No boundary examples
IH boundaries are limited to one’s thinking. Here are the examples I provided to Leirah to expand her view of IH:
• Pre-meeting question to Leirah – Sisters of Notre Dame Academy in Toledo and Sisters of St. Francis Academy in Toledo, faith-based schools similar to St. Ursula, signed the July, 2015, Ohio Family Values Compact2 that calls for a new law for Ohio, that if passed, will impact IH practice. See my faith-based column in September’s ISHN for more info. Question to Leirah: “Why did no one from SUA signed the compact?”
• U.S. Representative Marcy Kaptur, SUA graduate, was an original (June 2015) sponsor of H.R. 26543 that, if passed, will change IH practice at the federal level and influence IH practice for future Ohio law. I asked Leirah about her thoughts on these actions.
• Prior to SUA, Leirah attended another faith-based school in Toledo. Did she know why the school was closed in 2007 for eight months of “remodeling?” Everything in the K-12 school, including all the walls, were disposed of as “mercury contaminated waste.”4 I served as a CIH on the project. Perceptions of health and concerns for future liability may overrule current occupational and public health science.
• Leirah suggested we meet at Panera Bread near her home. Weeks earlier I used the food chain’s May, 2015, “no-no” list of chemical ingredients5 as an IH example during OSHA HazCom training. Should ethylene glycol, a chemical used in antifreeze, be excluded from Panera’s food? Again, perceptions of health risk may or may not be based on current health science.
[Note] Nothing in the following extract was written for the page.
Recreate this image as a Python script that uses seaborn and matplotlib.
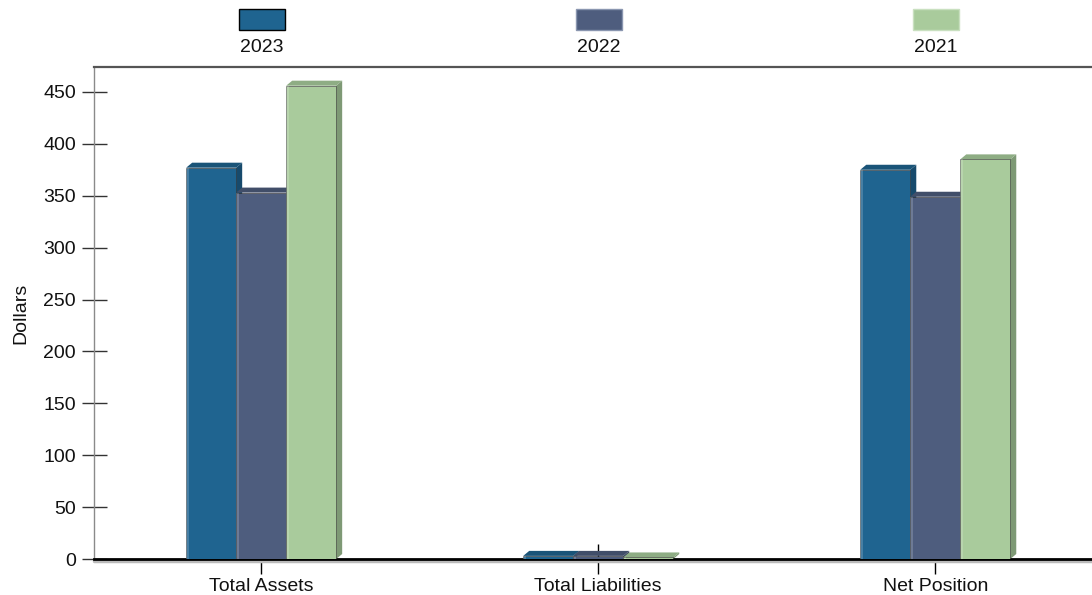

• I took out my iPhone and played the GESTIS6 game with Leirah. “Pick a letter, any letter. Scroll down the chemical list, pick any chemical. Up in the left-hand corner is the global GHS pictogram for the chemical. Related safety data needed is on the iPhone screen.” I asked Leirah what country created the free iPhone and Android app with 8,000+ chemical entries. She knew -- the app comes from Germany. Think global, act local. The chemical Leirah chose contained the hazard statement “may damage.” I asked, “If you or a loved-one is damaged because you handled the chemical, and the employer didn’t warn about possible damage, especially when the health information is readily available, how angry would you be?”
• Leirah mentioned an interest in law. As an IH in the corporate world with Aeroquip-Vickers (NYSE:ANV), I led a task force in 1996 to examine best legal practices; this created the Risk Identification & Prevention (RIP) section within ANV’s legal department. My IH job expanded to anticipate, recognize, evaluate and control all risks, product liability and reputational risk – the whole gambit. ANV was recognized as IndustryWeek’s “World’s 100 Best-Managed Companies” in 1997 and 1998.7
Downside of IH
There was limited time to explain, but Leirah needed to understand some of the obstacles to IH progress. Brian was on my mind.
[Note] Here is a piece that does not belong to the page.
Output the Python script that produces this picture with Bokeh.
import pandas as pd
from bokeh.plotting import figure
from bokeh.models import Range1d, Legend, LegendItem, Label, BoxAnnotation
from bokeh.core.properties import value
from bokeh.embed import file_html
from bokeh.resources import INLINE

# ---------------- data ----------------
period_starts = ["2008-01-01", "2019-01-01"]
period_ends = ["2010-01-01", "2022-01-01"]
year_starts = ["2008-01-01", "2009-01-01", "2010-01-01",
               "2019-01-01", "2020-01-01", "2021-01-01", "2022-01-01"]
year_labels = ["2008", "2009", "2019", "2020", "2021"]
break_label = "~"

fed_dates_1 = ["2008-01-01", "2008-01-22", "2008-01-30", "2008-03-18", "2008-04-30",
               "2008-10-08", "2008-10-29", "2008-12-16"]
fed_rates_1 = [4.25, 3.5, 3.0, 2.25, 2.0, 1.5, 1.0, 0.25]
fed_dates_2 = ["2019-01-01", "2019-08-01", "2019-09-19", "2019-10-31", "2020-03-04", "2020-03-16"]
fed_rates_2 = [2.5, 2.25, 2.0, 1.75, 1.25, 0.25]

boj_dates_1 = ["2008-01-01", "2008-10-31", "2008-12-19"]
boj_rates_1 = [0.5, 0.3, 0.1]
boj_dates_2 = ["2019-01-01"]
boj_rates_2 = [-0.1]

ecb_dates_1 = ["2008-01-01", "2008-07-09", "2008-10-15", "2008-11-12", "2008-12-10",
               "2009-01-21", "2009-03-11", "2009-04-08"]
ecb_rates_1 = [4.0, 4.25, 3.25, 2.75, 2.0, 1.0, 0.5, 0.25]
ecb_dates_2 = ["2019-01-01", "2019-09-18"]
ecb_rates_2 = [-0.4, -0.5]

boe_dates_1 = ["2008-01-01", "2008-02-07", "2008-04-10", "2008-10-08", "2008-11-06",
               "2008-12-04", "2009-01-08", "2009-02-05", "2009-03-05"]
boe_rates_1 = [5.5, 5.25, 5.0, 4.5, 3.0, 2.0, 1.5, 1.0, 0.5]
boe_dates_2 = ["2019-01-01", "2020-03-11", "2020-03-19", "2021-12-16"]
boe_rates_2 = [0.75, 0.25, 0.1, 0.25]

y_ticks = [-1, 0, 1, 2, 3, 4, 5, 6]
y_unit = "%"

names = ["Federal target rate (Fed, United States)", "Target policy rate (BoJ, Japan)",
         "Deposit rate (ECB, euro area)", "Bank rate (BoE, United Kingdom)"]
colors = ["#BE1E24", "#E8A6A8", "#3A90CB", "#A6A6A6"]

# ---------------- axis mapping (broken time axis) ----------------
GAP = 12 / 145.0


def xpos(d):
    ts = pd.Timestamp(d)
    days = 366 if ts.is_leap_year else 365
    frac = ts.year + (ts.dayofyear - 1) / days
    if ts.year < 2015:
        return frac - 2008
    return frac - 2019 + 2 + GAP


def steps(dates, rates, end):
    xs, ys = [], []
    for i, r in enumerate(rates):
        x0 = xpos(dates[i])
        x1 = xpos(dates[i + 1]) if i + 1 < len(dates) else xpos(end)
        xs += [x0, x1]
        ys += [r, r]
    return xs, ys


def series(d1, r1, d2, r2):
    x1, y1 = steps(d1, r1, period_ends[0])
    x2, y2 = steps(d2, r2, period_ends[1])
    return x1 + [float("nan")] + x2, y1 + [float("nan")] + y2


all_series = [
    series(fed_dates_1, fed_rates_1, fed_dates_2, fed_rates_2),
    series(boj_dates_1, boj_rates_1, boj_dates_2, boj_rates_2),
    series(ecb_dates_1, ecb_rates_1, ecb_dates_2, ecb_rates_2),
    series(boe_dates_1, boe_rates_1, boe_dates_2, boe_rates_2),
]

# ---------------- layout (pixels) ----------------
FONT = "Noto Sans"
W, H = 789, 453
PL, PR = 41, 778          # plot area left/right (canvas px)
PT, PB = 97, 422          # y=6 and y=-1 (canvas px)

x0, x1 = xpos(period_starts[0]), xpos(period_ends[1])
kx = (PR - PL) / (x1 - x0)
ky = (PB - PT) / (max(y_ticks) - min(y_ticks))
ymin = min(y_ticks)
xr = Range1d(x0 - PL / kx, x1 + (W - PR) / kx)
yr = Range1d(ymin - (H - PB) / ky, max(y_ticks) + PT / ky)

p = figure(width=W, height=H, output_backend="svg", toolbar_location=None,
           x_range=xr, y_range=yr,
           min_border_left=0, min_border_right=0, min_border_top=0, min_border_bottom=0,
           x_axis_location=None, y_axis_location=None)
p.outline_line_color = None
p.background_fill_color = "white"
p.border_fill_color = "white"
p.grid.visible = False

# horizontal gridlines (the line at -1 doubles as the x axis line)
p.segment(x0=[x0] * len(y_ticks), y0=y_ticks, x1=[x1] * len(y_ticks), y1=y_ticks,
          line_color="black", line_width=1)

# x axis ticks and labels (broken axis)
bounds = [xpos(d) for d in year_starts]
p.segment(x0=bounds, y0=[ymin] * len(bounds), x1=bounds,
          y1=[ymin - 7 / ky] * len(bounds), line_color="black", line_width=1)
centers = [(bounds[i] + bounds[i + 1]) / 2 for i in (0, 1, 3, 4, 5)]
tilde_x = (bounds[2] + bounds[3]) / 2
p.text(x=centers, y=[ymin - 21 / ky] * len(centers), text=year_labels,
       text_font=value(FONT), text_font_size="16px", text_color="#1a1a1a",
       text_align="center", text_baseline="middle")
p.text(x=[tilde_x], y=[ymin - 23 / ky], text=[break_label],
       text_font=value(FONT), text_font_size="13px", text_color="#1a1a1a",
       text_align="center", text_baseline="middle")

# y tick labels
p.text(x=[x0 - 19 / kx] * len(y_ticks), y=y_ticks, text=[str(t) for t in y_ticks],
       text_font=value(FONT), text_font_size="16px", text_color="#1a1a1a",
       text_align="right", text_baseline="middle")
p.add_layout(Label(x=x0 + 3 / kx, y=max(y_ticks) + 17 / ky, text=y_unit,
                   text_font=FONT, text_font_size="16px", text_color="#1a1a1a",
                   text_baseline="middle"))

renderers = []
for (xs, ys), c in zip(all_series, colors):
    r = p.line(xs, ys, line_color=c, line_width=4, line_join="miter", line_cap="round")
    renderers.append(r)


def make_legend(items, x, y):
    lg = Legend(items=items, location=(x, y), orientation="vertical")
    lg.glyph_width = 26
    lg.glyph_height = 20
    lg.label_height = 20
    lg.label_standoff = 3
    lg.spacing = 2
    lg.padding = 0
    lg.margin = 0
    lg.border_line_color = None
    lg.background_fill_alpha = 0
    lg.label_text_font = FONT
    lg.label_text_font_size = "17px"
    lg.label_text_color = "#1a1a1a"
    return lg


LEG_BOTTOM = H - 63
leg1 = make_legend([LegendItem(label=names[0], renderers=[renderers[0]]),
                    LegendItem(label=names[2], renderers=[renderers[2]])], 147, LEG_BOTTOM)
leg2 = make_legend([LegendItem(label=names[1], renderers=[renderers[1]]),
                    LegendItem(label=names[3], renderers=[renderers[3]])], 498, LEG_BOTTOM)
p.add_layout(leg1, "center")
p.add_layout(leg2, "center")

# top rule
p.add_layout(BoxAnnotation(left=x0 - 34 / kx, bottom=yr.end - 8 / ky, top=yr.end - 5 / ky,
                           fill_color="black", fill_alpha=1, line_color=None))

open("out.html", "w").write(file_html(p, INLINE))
Brian is smart. He is loyal and obedient, shaped early by his military school training. His personality is a nose-to-the-grindstone and get-the-job-done person. Brian’s career DNA was not to change the world – just do the best he can where he could. Think local, act local. This doesn’t make him wrong. But an IH career is a chess game, and Brian served as a pawn. People often far less qualified than Brian influenced his fate, including the final indignity saying his job would not be filled after he retires. In this game of IH career chess, relentless don’t-rock-the-boat people can wear you down to accept the status quo.
Leirah’s Millennial world will witness faster IH change than what Baby Boomer leadership experienced. New hazards, even ones we cannot imagine now, will need to be anticipated, recognized, evaluated and controlled.
The IH objective allows IH to be a very broad field. It keeps people (and don’t forget the pets) healthy and safe in whatever environment -- home, work or play -- that they’re in. How that objective is met will ultimately be determined by each IH’s personality and career ambitions. There is no one best IH personality.